### Data excerpt:
[start]
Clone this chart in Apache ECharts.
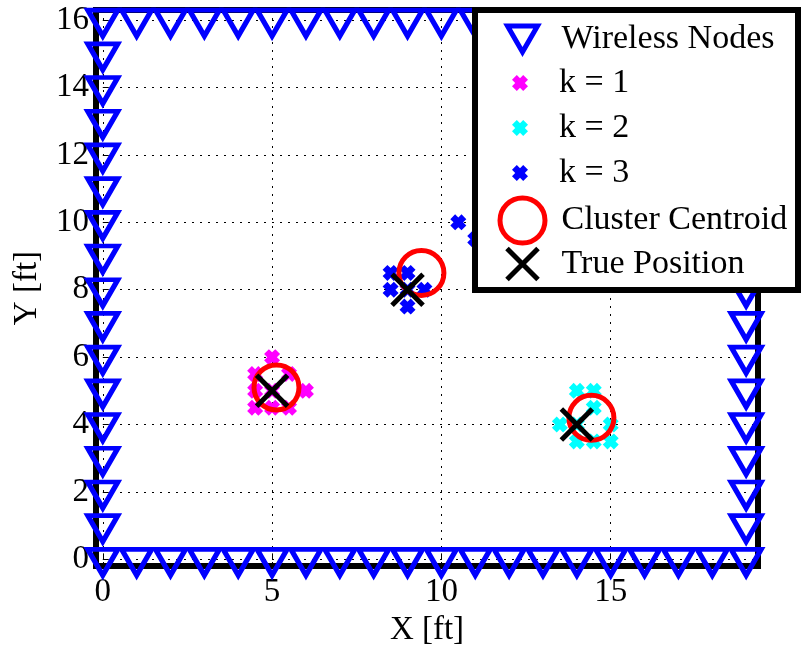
<!DOCTYPE html>
<html>
<head>
<meta charset="utf-8">
<script src="https://cdn.jsdelivr.net/npm/echarts@6/dist/echarts.min.js"></script>
<style>
html,body{margin:0;padding:0;background:#fff;}
#main{width:801px;height:652px;}
</style>
</head>
<body>
<div id="main"></div>
<script>
// ---- data ----
const nodesX = [0,1,2,3,4,5,6,7,8,9,10,11,12,13,14,15,16,17,18,19,
                0,1,2,3,4,5,6,7,8,9,10,11,12,13,14,15,16,17,18,19,
                0,0,0,0,0,0,0,0,0,0,0,0,0,0,0,
                19,19,19,19,19,19,19,19,19,19,19,19,19,19,19];
const nodesY = [0,0,0,0,0,0,0,0,0,0,0,0,0,0,0,0,0,0,0,0,
                16,16,16,16,16,16,16,16,16,16,16,16,16,16,16,16,16,16,16,16,
                1,2,3,4,5,6,7,8,9,10,11,12,13,14,15,
                1,2,3,4,5,6,7,8,9,10,11,12,13,14,15];
const k1X = [5, 4.5, 5.5, 4.5, 5, 6, 4.5, 5, 5.5];
const k1Y = [6, 5.5, 5.5, 5, 5, 5, 4.5, 4.5, 4.5];
const k2X = [14, 14.5, 13.5, 14, 14.5, 15, 14, 14.5, 15];
const k2Y = [5, 5, 4, 4, 4.5, 4, 3.5, 3.5, 3.5];
const k3X = [8.5, 9, 8.5, 9, 9.5, 9, 10.5, 11];
const k3Y = [8.5, 8.5, 8, 8, 8, 7.5, 10, 9.5];
const centroidX = [5.13, 14.43, 9.41];
const centroidY = [5.1, 4.2, 8.5];
const trueX = [5, 14, 9];
const trueY = [5, 4, 8];
const xTicks = [0, 5, 10, 15];
const yTicks = [0, 2, 4, 6, 8, 10, 12, 14, 16];
const seriesNames = ['Wireless Nodes', 'k = 1', 'k = 2', 'k = 3', 'Cluster Centroid', 'True Position'];

const pairs = (xs, ys) => xs.map((x, i) => [x, ys[i]]);

const FONT = '"Liberation Serif", "Times New Roman", serif';
const triPath = 'path://M0,0 L10,0 L5,8.66 Z';
const crossPath = 'path://M0,3 L3,0 L5,2 L7,0 L10,3 L8,5 L10,7 L7,10 L5,8 L3,10 L0,7 L2,5 Z';
const xPath = 'path://M0,0 L10,10 M10,0 L0,10';

const chart = echarts.init(document.getElementById('main'));

const legendRows = [
  {name: seriesNames[0], w: 30, h: 26, cy: 39, bw: 5},
  {name: seriesNames[1], w: 16, h: 16, cy: 83, bw: 0},
  {name: seriesNames[2], w: 16, h: 16, cy: 128, bw: 0},
  {name: seriesNames[3], w: 16, h: 16, cy: 173, bw: 0},
  {name: seriesNames[4], w: 45, h: 45, cy: 218, bw: 5},
  {name: seriesNames[5], w: 31, h: 31, cy: 263, bw: 5}
];
const iconCX = 520, textX = 559, legendFont = 34;
const legends = legendRows.map(r => {
  const boxH = Math.max(r.h, legendFont);
  const lg = {
    data: [r.name],
    selectedMode: false,
    orient: 'vertical',
    left: iconCX - r.w / 2,
    top: r.cy - boxH / 2,
    padding: 0,
    itemWidth: r.w,
    itemHeight: r.h,
    z: 20,
    textStyle: {
      fontFamily: FONT, fontSize: legendFont, color: '#000',
      padding: [0, 0, 0, textX - (iconCX + r.w / 2 + 5)]
    }
  };
  if (r.bw) lg.itemStyle = {borderWidth: r.bw};
  return lg;
});

const option = {
  animation: false,
  backgroundColor: '#fff',
  grid: {
    left: 96, right: 43, top: 10, bottom: 82,
    show: true, borderColor: '#000', borderWidth: 6, backgroundColor: 'transparent'
  },
  xAxis: {
    type: 'value', min: -0.2, max: 19.35,
    name: 'X [ft]', nameLocation: 'middle', nameGap: 46,
    nameTextStyle: {fontFamily: FONT, fontSize: 33, color: '#000'},
    axisLine: {show: false},
    axisTick: {show: true, inside: true, length: 6, customValues: xTicks, lineStyle: {color: '#000'}},
    axisLabel: {customValues: xTicks, fontFamily: FONT, fontSize: 33, color: '#000', margin: 10},
    splitLine: {show: true, lineStyle: {color: '#000', width: 1, type: [2, 6]}}
  },
  yAxis: {
    type: 'value', min: -0.2, max: 16.3,
    name: 'Y [ft]', nameLocation: 'middle', nameGap: 52, nameRotate: 90,
    nameTextStyle: {fontFamily: FONT, fontSize: 33, color: '#000'},
    axisLine: {show: false},
    axisTick: {show: true, inside: true, length: 6, customValues: yTicks, lineStyle: {color: '#000'}},
    axisLabel: {customValues: yTicks, fontFamily: FONT, fontSize: 33, color: '#000', margin: 7},
    splitLine: {show: true, lineStyle: {color: '#000', width: 1, type: [2, 6]}}
  },
  legend: legends,
  graphic: [{
    type: 'rect', z: 15, silent: true,
    shape: {x: 475, y: 10, width: 323, height: 280},
    style: {fill: '#fff', stroke: '#000', lineWidth: 6}
  }],
  series: [
    {
      name: seriesNames[0], type: 'scatter', data: pairs(nodesX, nodesY),
      symbol: triPath, symbolSize: [30, 26], symbolOffset: [0, 3],
      itemStyle: {color: 'none', borderColor: '#0000ff', borderWidth: 5, opacity: 1},
      z: 2
    },
    {
      name: seriesNames[1], type: 'scatter', data: pairs(k1X, k1Y),
      symbol: crossPath, symbolSize: 16, itemStyle: {color: '#ff00ff', opacity: 1}, z: 3
    },
    {
      name: seriesNames[2], type: 'scatter', data: pairs(k2X, k2Y),
      symbol: crossPath, symbolSize: 16, itemStyle: {color: '#00ffff', opacity: 1}, z: 3
    },
    {
      name: seriesNames[3], type: 'scatter', data: pairs(k3X, k3Y),
      symbol: crossPath, symbolSize: 16, itemStyle: {color: '#0000ff', opacity: 1}, z: 3
    },
    {
      name: seriesNames[4], type: 'scatter', data: pairs(centroidX, centroidY),
      symbol: 'circle', symbolSize: 45,
      itemStyle: {color: 'none', borderColor: '#ff0000', borderWidth: 5, opacity: 1}, z: 4
    },
    {
      name: seriesNames[5], type: 'scatter', data: pairs(trueX, trueY),
      symbol: xPath, symbolSize: 31,
      itemStyle: {color: 'none', borderColor: '#000000', borderWidth: 5, opacity: 1}, z: 5
    }
  ]
};
chart.setOption(option);
</script>
</body>
</html>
[end]
### Task requirements:
Skip the pictures, then retype every line above exactly.

### Response:
Clone this chart in Apache ECharts.
<!DOCTYPE html>
<html>
<head>
<meta charset="utf-8">
<script src="https://cdn.jsdelivr.net/npm/echarts@6/dist/echarts.min.js"></script>
<style>
html,body{margin:0;padding:0;background:#fff;}
#main{width:801px;height:652px;}
</style>
</head>
<body>
<div id="main"></div>
<script>
// ---- data ----
const nodesX = [0,1,2,3,4,5,6,7,8,9,10,11,12,13,14,15,16,17,18,19,
                0,1,2,3,4,5,6,7,8,9,10,11,12,13,14,15,16,17,18,19,
                0,0,0,0,0,0,0,0,0,0,0,0,0,0,0,
                19,19,19,19,19,19,19,19,19,19,19,19,19,19,19];
const nodesY = [0,0,0,0,0,0,0,0,0,0,0,0,0,0,0,0,0,0,0,0,
                16,16,16,16,16,16,16,16,16,16,16,16,16,16,16,16,16,16,16,16,
                1,2,3,4,5,6,7,8,9,10,11,12,13,14,15,
                1,2,3,4,5,6,7,8,9,10,11,12,13,14,15];
const k1X = [5, 4.5, 5.5, 4.5, 5, 6, 4.5, 5, 5.5];
const k1Y = [6, 5.5, 5.5, 5, 5, 5, 4.5, 4.5, 4.5];
const k2X = [14, 14.5, 13.5, 14, 14.5, 15, 14, 14.5, 15];
const k2Y = [5, 5, 4, 4, 4.5, 4, 3.5, 3.5, 3.5];
const k3X = [8.5, 9, 8.5, 9, 9.5, 9, 10.5, 11];
const k3Y = [8.5, 8.5, 8, 8, 8, 7.5, 10, 9.5];
const centroidX = [5.13, 14.43, 9.41];
const centroidY = [5.1, 4.2, 8.5];
const trueX = [5, 14, 9];
const trueY = [5, 4, 8];
const xTicks = [0, 5, 10, 15];
const yTicks = [0, 2, 4, 6, 8, 10, 12, 14, 16];
const seriesNames = ['Wireless Nodes', 'k = 1', 'k = 2', 'k = 3', 'Cluster Centroid', 'True Position'];

const pairs = (xs, ys) => xs.map((x, i) => [x, ys[i]]);

const FONT = '"Liberation Serif", "Times New Roman", serif';
const triPath = 'path://M0,0 L10,0 L5,8.66 Z';
const crossPath = 'path://M0,3 L3,0 L5,2 L7,0 L10,3 L8,5 L10,7 L7,10 L5,8 L3,10 L0,7 L2,5 Z';
const xPath = 'path://M0,0 L10,10 M10,0 L0,10';

const chart = echarts.init(document.getElementById('main'));

const legendRows = [
  {name: seriesNames[0], w: 30, h: 26, cy: 39, bw: 5},
  {name: seriesNames[1], w: 16, h: 16, cy: 83, bw: 0},
  {name: seriesNames[2], w: 16, h: 16, cy: 128, bw: 0},
  {name: seriesNames[3], w: 16, h: 16, cy: 173, bw: 0},
  {name: seriesNames[4], w: 45, h: 45, cy: 218, bw: 5},
  {name: seriesNames[5], w: 31, h: 31, cy: 263, bw: 5}
];
const iconCX = 520, textX = 559, legendFont = 34;
const legends = legendRows.map(r => {
  const boxH = Math.max(r.h, legendFont);
  const lg = {
    data: [r.name],
    selectedMode: false,
    orient: 'vertical',
    left: iconCX - r.w / 2,
    top: r.cy - boxH / 2,
    padding: 0,
    itemWidth: r.w,
    itemHeight: r.h,
    z: 20,
    textStyle: {
      fontFamily: FONT, fontSize: legendFont, color: '#000',
      padding: [0, 0, 0, textX - (iconCX + r.w / 2 + 5)]
    }
  };
  if (r.bw) lg.itemStyle = {borderWidth: r.bw};
  return lg;
});

const option = {
  animation: false,
  backgroundColor: '#fff',
  grid: {
    left: 96, right: 43, top: 10, bottom: 82,
    show: true, borderColor: '#000', borderWidth: 6, backgroundColor: 'transparent'
  },
  xAxis: {
    type: 'value', min: -0.2, max: 19.35,
    name: 'X [ft]', nameLocation: 'middle', nameGap: 46,
    nameTextStyle: {fontFamily: FONT, fontSize: 33, color: '#000'},
    axisLine: {show: false},
    axisTick: {show: true, inside: true, length: 6, customValues: xTicks, lineStyle: {color: '#000'}},
    axisLabel: {customValues: xTicks, fontFamily: FONT, fontSize: 33, color: '#000', margin: 10},
    splitLine: {show: true, lineStyle: {color: '#000', width: 1, type: [2, 6]}}
  },
  yAxis: {
    type: 'value', min: -0.2, max: 16.3,
    name: 'Y [ft]', nameLocation: 'middle', nameGap: 52, nameRotate: 90,
    nameTextStyle: {fontFamily: FONT, fontSize: 33, color: '#000'},
    axisLine: {show: false},
    axisTick: {show: true, inside: true, length: 6, customValues: yTicks, lineStyle: {color: '#000'}},
    axisLabel: {customValues: yTicks, fontFamily: FONT, fontSize: 33, color: '#000', margin: 7},
    splitLine: {show: true, lineStyle: {color: '#000', width: 1, type: [2, 6]}}
  },
  legend: legends,
  graphic: [{
    type: 'rect', z: 15, silent: true,
    shape: {x: 475, y: 10, width: 323, height: 280},
    style: {fill: '#fff', stroke: '#000', lineWidth: 6}
  }],
  series: [
    {
      name: seriesNames[0], type: 'scatter', data: pairs(nodesX, nodesY),
      symbol: triPath, symbolSize: [30, 26], symbolOffset: [0, 3],
      itemStyle: {color: 'none', borderColor: '#0000ff', borderWidth: 5, opacity: 1},
      z: 2
    },
    {
      name: seriesNames[1], type: 'scatter', data: pairs(k1X, k1Y),
      symbol: crossPath, symbolSize: 16, itemStyle: {color: '#ff00ff', opacity: 1}, z: 3
    },
    {
      name: seriesNames[2], type: 'scatter', data: pairs(k2X, k2Y),
      symbol: crossPath, symbolSize: 16, itemStyle: {color: '#00ffff', opacity: 1}, z: 3
    },
    {
      name: seriesNames[3], type: 'scatter', data: pairs(k3X, k3Y),
      symbol: crossPath, symbolSize: 16, itemStyle: {color: '#0000ff', opacity: 1}, z: 3
    },
    {
      name: seriesNames[4], type: 'scatter', data: pairs(centroidX, centroidY),
      symbol: 'circle', symbolSize: 45,
      itemStyle: {color: 'none', borderColor: '#ff0000', borderWidth: 5, opacity: 1}, z: 4
    },
    {
      name: seriesNames[5], type: 'scatter', data: pairs(trueX, trueY),
      symbol: xPath, symbolSize: 31,
      itemStyle: {color: 'none', borderColor: '#000000', borderWidth: 5, opacity: 1}, z: 5
    }
  ]
};
chart.setOption(option);
</script>
</body>
</html>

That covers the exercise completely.